Rumah yang sempit, tidaklah selalu mengindikasikan sempitnya kenikmatan dan sempitnya jiwa. Jika ukurannya nikmat hanyalah besar dan mewahnya rumah, betapa banyak orang yang merasa nikmat dengan rumahmya yang kecil, namun keluarganya penuh dengan bunga-bunga keindanhan dan kenikmatan, dan betapa banyak orang-orang yang memiliki rumah mewah dan megah, namun tidak pernah merasakan kenikmatan, selalu bertengkar dengan istrinya setiap hari karena hanya persoalan yang sepele, dibenci tetangga karena pembatas tembok yang menjulang.
Hidup Bukan Untuk Diri Sendiri
Merasa terganggu, itu terkadang yang aku rasakan ketika aku harus konsentrasi untuk melakukan pekerjaan, yang menurutku mendesak dan harus selesai dengan waktu tertentu. Tetapi, seringkali, ketika aku harus membaca, menulis, kontemplasi selalu ada cobaan untuk membuyarkan konsentrasi saya, dan pekerjaan terlambat dan tidak sesuai dengan harapan (waktu yang ditentutan), karena ada pekerjaan lain yang harus aku lakukan. Kadang aku merasa mangkel, jengkel, dan merasa tidak akan pernah cerdas dan sukses kalau hal selalu terjadi. Ketakutan-ketakutan itu mungkin wajar, bagi orang seperti saya (sebagai mahasiswa) yang selalu ingin belajar dan belajar. Tapi, hal itu bisa tidak menjadi wajar, jika hal tersebut berlarut-larut untuk saya pikirkan sehingga menggangguku untuk menjadi kreatif dan prosuktif.

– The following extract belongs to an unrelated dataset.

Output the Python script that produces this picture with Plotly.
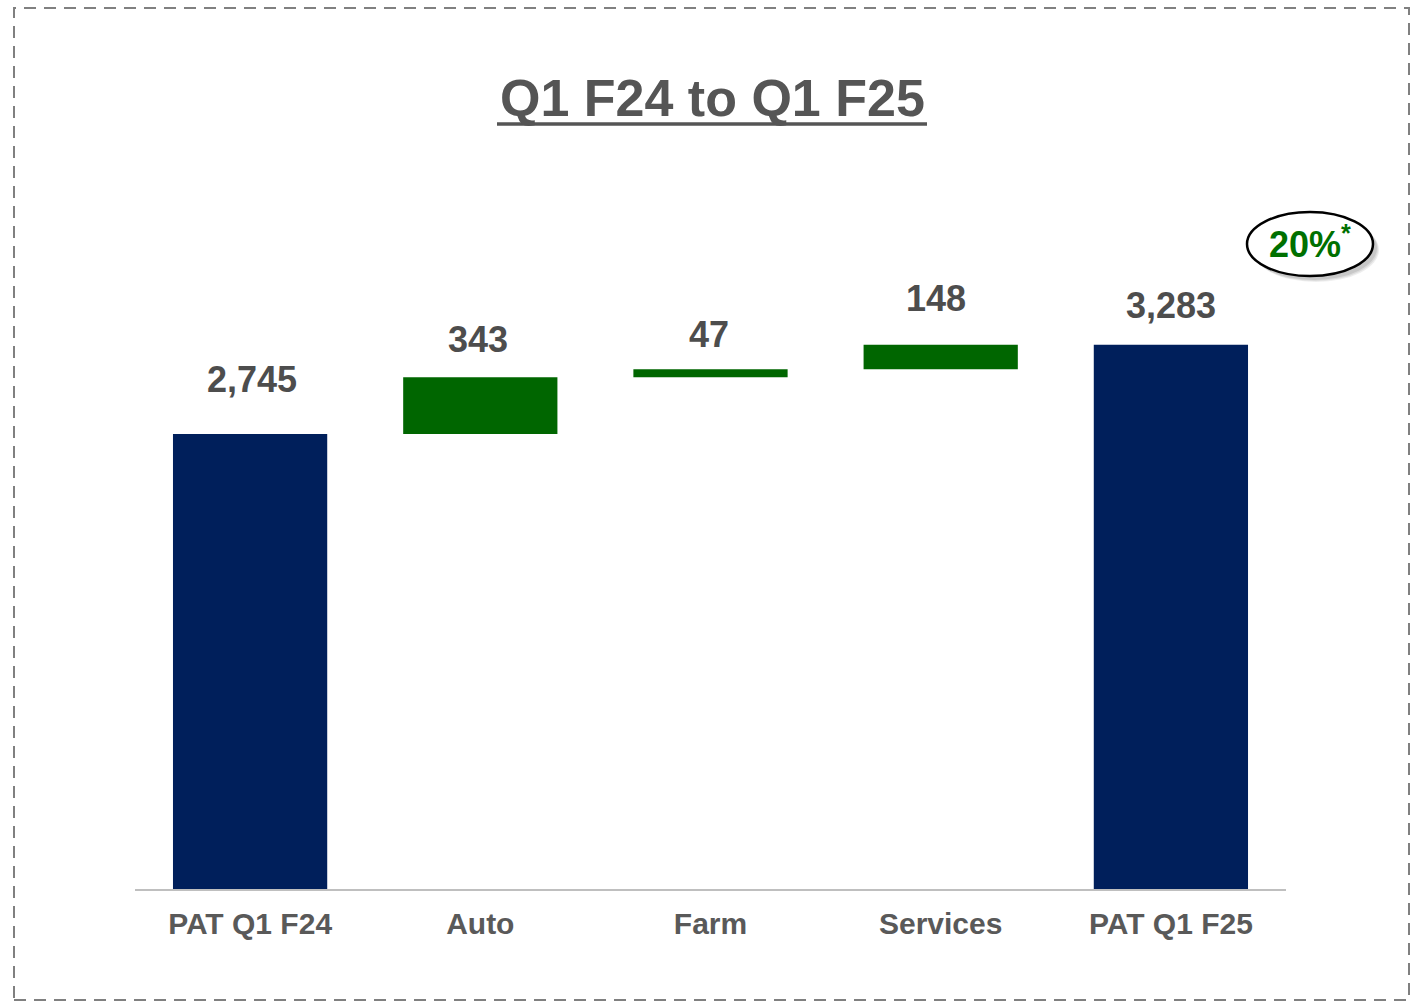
import plotly.graph_objects as go

# ---- data ----
categories = ["PAT Q1 F24", "Auto", "Farm", "Services", "PAT Q1 F25"]
values = [2745, 343, 47, 148, 3283]
measures = ["absolute", "relative", "relative", "relative", "total"]
value_labels = ["2,745", "343", "47", "148", "3,283"]
title_text = "Q1 F24 to Q1 F25"
growth_text = "20%"

# ---- layout constants ----
W, H = 1411, 1002
ML, MR, MT, MB = 135, 125, 200, 113
PW, PH = W - ML - MR, H - MT - MB
label_shift = [55, 38, 35, 46, 39]   # pixel offset of value labels above bar tops
label_xshift = [2, -2, -2, -5, 0]

NAVY = "#001F5B"
GREEN = "#006600"
GRAY_TXT = "#4D4D4D"


def px2paper(x, y):
    return (x - ML) / PW, (H - MB - y) / PH


# cumulative tops
tops = []
run = 0
for v, m in zip(values, measures):
    if m == "absolute":
        run = v
    elif m == "relative":
        run += v
    tops.append(run)

scale = 455 / 2745  # px per unit
ymax = PH / scale

fig = go.Figure()
fig.add_trace(go.Waterfall(
    x=categories, y=values, measure=measures,
    increasing=dict(marker=dict(color=GREEN, line=dict(width=0))),
    decreasing=dict(marker=dict(color="#C00000", line=dict(width=0))),
    totals=dict(marker=dict(color=NAVY, line=dict(width=0))),
    connector=dict(visible=False),
    width=0.67,
    showlegend=False,
    hoverinfo="skip",
))

annotations = []
for c, t, lab, s, xs in zip(categories, tops, value_labels, label_shift, label_xshift):
    annotations.append(dict(
        x=c, y=t, xref="x", yref="y", text=f"<b>{lab}</b>", showarrow=False,
        yanchor="middle", yshift=s, xshift=xs,
        font=dict(family="Liberation Sans, Arial", size=36, color=GRAY_TXT),
    ))

# title
tx, ty = px2paper(712, 98)
annotations.append(dict(
    x=tx, y=ty, xref="paper", yref="paper", text=f"<b>{title_text}</b>",
    showarrow=False, xanchor="center", yanchor="middle",
    font=dict(family="Liberation Sans, Arial", size=52, color="#555555"),
))

# growth bubble text
gx, gy = px2paper(1310, 242)
annotations.append(dict(
    x=gx, y=gy, xref="paper", yref="paper",
    text=f"<b>{growth_text}<sup>*</sup></b>",
    showarrow=False, xanchor="center", yanchor="middle",
    font=dict(family="Liberation Sans, Arial", size=36, color="#007000"),
))

shapes = []
# dashed border
x0, y0 = px2paper(14, 1000)
x1, y1 = px2paper(1409, 8)
shapes.append(dict(type="rect", xref="paper", yref="paper", x0=x0, y0=y0, x1=x1, y1=y1,
                   line=dict(color="#808080", width=2, dash="12px,8px"), layer="below"))
# title underline
ux0, uy = px2paper(497, 124)
ux1, _ = px2paper(927, 124)
shapes.append(dict(type="line", xref="paper", yref="paper", x0=ux0, x1=ux1, y0=uy, y1=uy,
                   line=dict(color="#555555", width=3.5)))
# bubble shadow (soft)
for d, a in [(6, 0.10), (5, 0.12), (4, 0.15)]:
    sx0, sy0 = px2paper(1247 + d, 276 + d)
    sx1, sy1 = px2paper(1373 + d, 212 + d)
    shapes.append(dict(type="circle", xref="paper", yref="paper", x0=sx0, y0=sy0, x1=sx1, y1=sy1,
                       fillcolor=f"rgba(90,90,90,{a})", line=dict(width=0), layer="below"))
# bubble
ex0, ey0 = px2paper(1247, 276)
ex1, ey1 = px2paper(1373, 212)
shapes.append(dict(type="circle", xref="paper", yref="paper", x0=ex0, y0=ey0, x1=ex1, y1=ey1,
                   fillcolor="white", line=dict(color="black", width=2.5), layer="below"))

fig.update_layout(
    width=W, height=H,
    margin=dict(l=ML, r=MR, t=MT, b=MB),
    paper_bgcolor="white", plot_bgcolor="white",
    annotations=annotations, shapes=shapes,
    xaxis=dict(
        showline=True, linecolor="#BFBFBF", linewidth=2, showgrid=False, zeroline=False,
        ticks="", ticklabelstandoff=7,
        tickfont=dict(family="Liberation Sans, Arial", size=30, color="#595959", weight="bold"),
        range=[-0.5, 4.5], fixedrange=True,
    ),
    yaxis=dict(visible=False, range=[0, ymax], showgrid=False, zeroline=False),
)

fig.write_html("out.html", config={"displayModeBar": False},
               post_script="document.body.style.margin='0px';")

Kemudian, saya berfikir bahwa kesuksesan itu adalah perspektif, ada yang merasa sukses jikalau ia sudah menerbitkan buku, ada yang mersa sukses jika ia sudah dapat membahagiakan orang lain meskipun dirinya tidak terlalu banyak diuntungkan, ada yang merasa sukses dengan sekedar apa yang dapat diberikan pada orang lain, ada yang merasa sukses jika dapat memberikan taushiyah pada orang lain dan ia senang menerima tausiyah itu, ada yang mersa sukses dengan kesibukannya di ladang, di kontor, di bank meskipun konstribusinya pada masyarakat tidak tampak. Itulah, maksud saya bahwa kesuksesan itu perspektif.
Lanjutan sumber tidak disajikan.